Ma nuit

Cosa fanno i giovinastri nelle notti parigine? Si annoiano in feste inutili, fumano, bevono, si ubriacano, vagano per la città, si confessano le proprie angosce, almanaccano sul futuro che attendono e temono. Si amano, con titubanza e pudore. Non molto diverso da quello che capitava nel “barbaro veneto” di quarant’anni fa (“o giù di lì” direbbe Guccini).

Trama esile esile, tutta giocata in una notte, in una malinconica città di solitudini da Place de la Repubblique, alla Gare di Nord, dal canal Saint Martin alle rive della Senna, mentre sullo sfondo ristagnano un dolore che non passa e l’ansia strisciante per le ferite di una violenza che ha marchiato in modo indelebile la città.
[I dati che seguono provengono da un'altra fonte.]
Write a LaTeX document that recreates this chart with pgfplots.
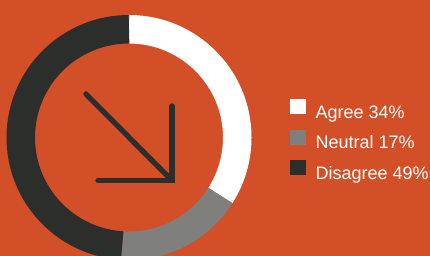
\documentclass[border=0pt]{standalone}
\usepackage{pgfplots}
\pgfplotsset{compat=1.18}
\usepackage{pgfplotstable}
\usepackage{fontspec}
\setmainfont{Liberation Sans}
\definecolor{bg}{HTML}{D24F28}
\definecolor{agree}{HTML}{FFFFFF}
\definecolor{neutral}{HTML}{7F7F7D}
\definecolor{disagree}{HTML}{2C2E2C}
\pgfplotstableread{
label value
Agree 34
Neutral 17
Disagree 49
}\donutdata
\pgfplotstablegetelem{0}{value}\of\donutdata\edef\vA{\pgfplotsretval}
\pgfplotstablegetelem{1}{value}\of\donutdata\edef\vB{\pgfplotsretval}
\pgfplotstablegetelem{2}{value}\of\donutdata\edef\vC{\pgfplotsretval}
\begin{document}
\begin{tikzpicture}
\begin{axis}[
  x=1pt, y=1pt,
  xmin=0, xmax=430, ymin=0, ymax=255,
  hide axis,
  clip=true,
  legend style={at={(axis cs:290,156)}, anchor=north west, draw=none, fill=none,
    font=\fontsize{18}{18}\selectfont, text=white, row sep=7.2pt, inner sep=0pt,
    nodes={inner sep=0pt, text depth=4pt, text height=14pt},
    /tikz/every odd column/.append style={column sep=10pt}},
  legend cell align=left,
  legend image code/.code={\fill[#1, draw=none] (0pt,-1pt) rectangle (15.5pt,14.2pt);},
]
\fill[bg] (axis cs:-10,-10) rectangle (axis cs:440,265);
\coordinate (C) at (axis cs:129,117.5);
\pgfmathsetmacro{\aA}{90-3.6*\vA}
\pgfmathsetmacro{\aB}{\aA-3.6*\vB}
\pgfmathsetmacro{\aC}{\aB-3.6*\vC}
\draw[agree, line width=28.5pt] ([shift={(90:108.25pt)}]C) arc[start angle=90, end angle=\aA, radius=108.25pt];
\draw[neutral, line width=28.5pt] ([shift={(\aA:108.25pt)}]C) arc[start angle=\aA, end angle=\aB, radius=108.25pt];
\draw[disagree, line width=28.5pt] ([shift={(\aB:108.25pt)}]C) arc[start angle=\aB, end angle=\aC, radius=108.25pt];
\addplot[disagree, line width=5.3pt, line cap=round, mark=none, forget plot] coordinates {(86,161) (171.5,75)};
\addplot[disagree, line width=5.3pt, line cap=round, line join=miter, mark=none, forget plot] coordinates {(172,149) (172,74.5) (98,74.5)};
\addlegendimage{fill=agree, draw=none}
\addlegendentry{Agree 34\%}
\addlegendimage{fill=neutral, draw=none}
\addlegendentry{Neutral 17\%}
\addlegendimage{fill=disagree, draw=none}
\addlegendentry{Disagree 49\%}
\end{axis}
\pgfresetboundingbox
\path (0,0) rectangle (430pt,255pt);
\end{tikzpicture}
\end{document}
Girato in un formato 4:3 che stende una patina di nostalgia inventata alle riprese, il film si regge sul volto preraffaellita di Lou Lampros, sui suoi silenzi, sulla sua inquietudine, sul suo smarrimento. I dialoghi sono futili, e questo ci può anche stare, e talvolta scivolano pericolosamente sul letterario, ma il ragazzo che accompagna gentile e discreto Lou nella sua notte cita, per fortuna, Nina Simone e non Hugo von Hoffmannsthal. Ma, ammettiamolo, quante volte ci siamo pomposamente parlati addosso in quell’età che giustamente Paul Nizan ci diffida dal considerare la più bella della vita («J’avais vingt ans. Je ne laisserai personne dire que c’est le plus bel âge de la vie»).

E così, sospendendo non solo l’incredulità, ma anche per un momento cinismo e disincanto, seguiamo Lou nella splendente mattina, il giorno dopo, pattinare per le vie di Parigi e toccare con un dito il cielo.